CompuCredit Corp. v. Greenwood,
565 U.S. 95 (2012)

Annotate this Case
  • Syllabus  | 
  • Opinion (Antonin Scalia)  | 
  • Concurrence (Sonia Sotomayor)  | 
  • Dissent (Ruth Bader Ginsburg)



No. 10–948



on writ of certiorari to the united states court of appeals for the ninth circuit

[January 10, 2012]

     Justice Sotomayor, with whom Justice Kagan joins, concurring in the judgment.

     Claims alleging the violation of a statute, such as the Credit Repair Organizations Act (Act), 15 U. S. C. §1679 et seq., are generally subject to valid arbitration agreements unless Congress evinces a contrary intent in the text, history, or purpose of the statute. See Gilmer v. Interstate/Johnson Lane Corp., 500 U. S. 20, 26 (1991) . I agree with the Court that Congress has not shown that intent here. But for the reasons stated by the dissent, I find this to be a much closer case than the majority opinion suggests.

     The Act creates a cause of action in its liability provision, see §1679g(a), denominates the cause of action a “right to sue” in the mandatory disclosure statement, §1679c(a), and then provides that “right[s]” may not be waived, §1679f(a). Those for whom Congress wrote the Act—lay readers “of limited economic means and . . . inexperienced in credit matters,” §1679(a)(2)—reasonably may interpret the phrase “right to sue” as promising a right to sue in court. And it is plausible to think that Congress, aware of the impact of its words, intended such a construction of the liability provision.
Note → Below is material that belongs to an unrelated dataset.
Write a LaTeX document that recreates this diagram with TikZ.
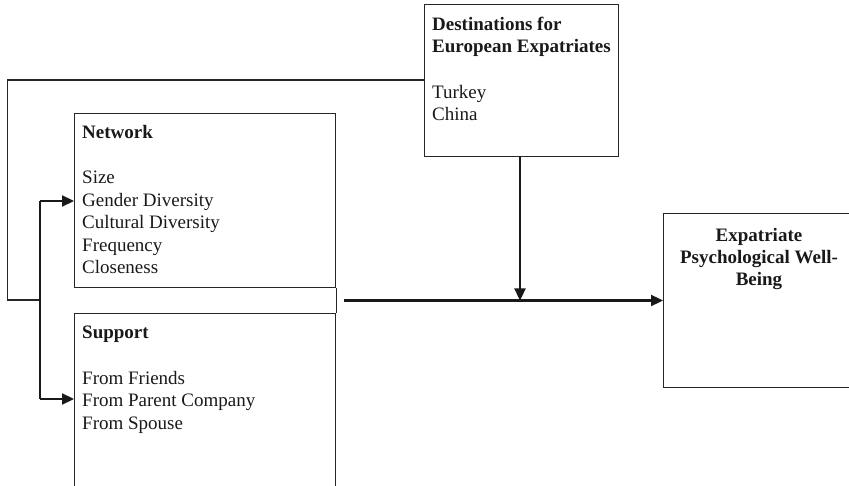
\documentclass[tikz,border=0pt]{standalone}
\usepackage{fontspec}
\setmainfont{Liberation Serif}
\usetikzlibrary{arrows.meta}
\begin{document}
\begin{tikzpicture}[x=1pt,y=-1pt,
  boxline/.style={draw=black!85,line width=1.2pt},
  thinline/.style={draw=black!85,line width=1.2pt},
  boldarrow/.style={draw=black!90,line width=2.3pt,-{Triangle[length=12pt,width=11pt]}},
  boldline/.style={draw=black!90,line width=2.3pt},
  txt/.style={inner sep=0pt,align=left,text=black!90,
    font=\fontsize{19}{22.4}\selectfont},
  head/.style={txt,font=\fontsize{19}{22.4}\selectfont\bfseries}]
\useasboundingbox (0,0) rectangle (849,486);
\clip (0,0) rectangle (849,486);

% boxes
\node[boxline,rectangle,anchor=north west,minimum width=194pt,minimum height=152pt,inner sep=0pt] (dest) at (424,4) {};
\node[boxline,rectangle,anchor=north west,minimum width=261pt,minimum height=174pt,inner sep=0pt] (net) at (74,113) {};
\node[boxline,rectangle,anchor=north west,minimum width=261pt,minimum height=200pt,inner sep=0pt] (sup) at (74,313) {};
\node[boxline,rectangle,anchor=north west,minimum width=192pt,minimum height=174pt,inner sep=0pt] (exp) at (663,213) {};
\draw[thinline] (net.south east) -- (sup.north east);

% texts (base anchor = baseline of the last line)
\node[head,anchor=base west] (destH) at (432,53) {Destinations for\\European Expatriates};
\node[txt,anchor=base west] (destL) at (432,121) {Turkey\\China};
\node[head,anchor=base west] (netH) at (82,139) {Network};
\node[txt,anchor=base west] (netL) at (82,273.6) {Size\\Gender Diversity\\Cultural Diversity\\Frequency\\Closeness};
\node[head,anchor=base west] (supH) at (82,339) {Support};
\node[txt,anchor=base west] (supL) at (82,429) {From Friends\\From Parent Company\\From Spouse};
\node[head,align=center,anchor=base] (expH) at (759,286) {Expatriate\\Psychological Well-\\Being};

% connectors
\coordinate (join) at (40,300);
\coordinate (netIn) at (74,201);
\coordinate (supIn) at (74,399);
\coordinate (start) at (344,300.5);
\coordinate (meet) at (520,300.5);
\draw[thinline] (dest.west |- 0,80) -| (7.5,300) -- (join);
\draw[boldline] (join |- netIn) -- (join |- supIn);
\draw[boldarrow] (join |- netIn) -- (netIn);
\draw[boldarrow] (join |- supIn) -- (supIn);
\draw[boldarrow] (start) -- (exp.west |- start);
\draw[boldarrow] (dest.south -| meet) -- (meet);
\end{tikzpicture}
\end{document}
     But while this interpretation of the Act is plausible, it is in my view no more compelling than the contrary construction that petitioners urge. As the majority opinion notes, the disclosure provision does not itself confer a cause of action, and the liability provision that does is materially indistinguishable from other statutes that we have held not to preclude arbitration. In my mind this leaves the parties’ arguments in equipoise, and our precedents require that petitioners prevail in this circumstance. This is because respondents, as the opponents of arbitration, bear the burden of showing that Congress disallowed arbitration of their claims, and because we resolve doubts in favor of arbitration. See id., at 26. Of course, if we have misread Congress’ intent, then Congress can correct our error by amending the statute.

     I add one more point. The majority opinion contrasts the liability provision of the Act with other, more recently enacted statutes that expressly disallow arbitration. I do not understand the majority opinion to hold that Congress must speak so explicitly in order to convey its intent to preclude arbitration of statutory claims. We have never said as much, and on numerous occasions have held that proof of Congress’ intent may also be discovered in the history or purpose of the statute in question. See ibid. (“If such an intention exists, it will be discoverable in the text of the [statute], its legislative history, or an ‘inherent conflict’ between arbitration and the [statute’s] underlying purposes”); Shearson/American Express Inc. v. McMahon, 482 U. S. 220, 227 (1987) (“If Congress did intend to limit or prohibit waiver of a judicial forum for a particular claim, such an intent ‘will be deducible from [the statute’s] text or legislative history,’ or from an inherent conflict between arbitration and the statute’s underlying pur-poses” (quoting Mitsubishi Motors Corp. v. Soler Chrysler-Plymouth, Inc., 473 U. S. 614, 628 (1985) ; citation omitted)). I agree with the dissent that the statutes the majority opinion cites shed little light on the thoughts of the Congress that passed the Act. But the Act’s text is not dispositive, and respondents identify nothing in the legislative history or purpose of the Act that would tip the balance of the scale in favor of their interpretation.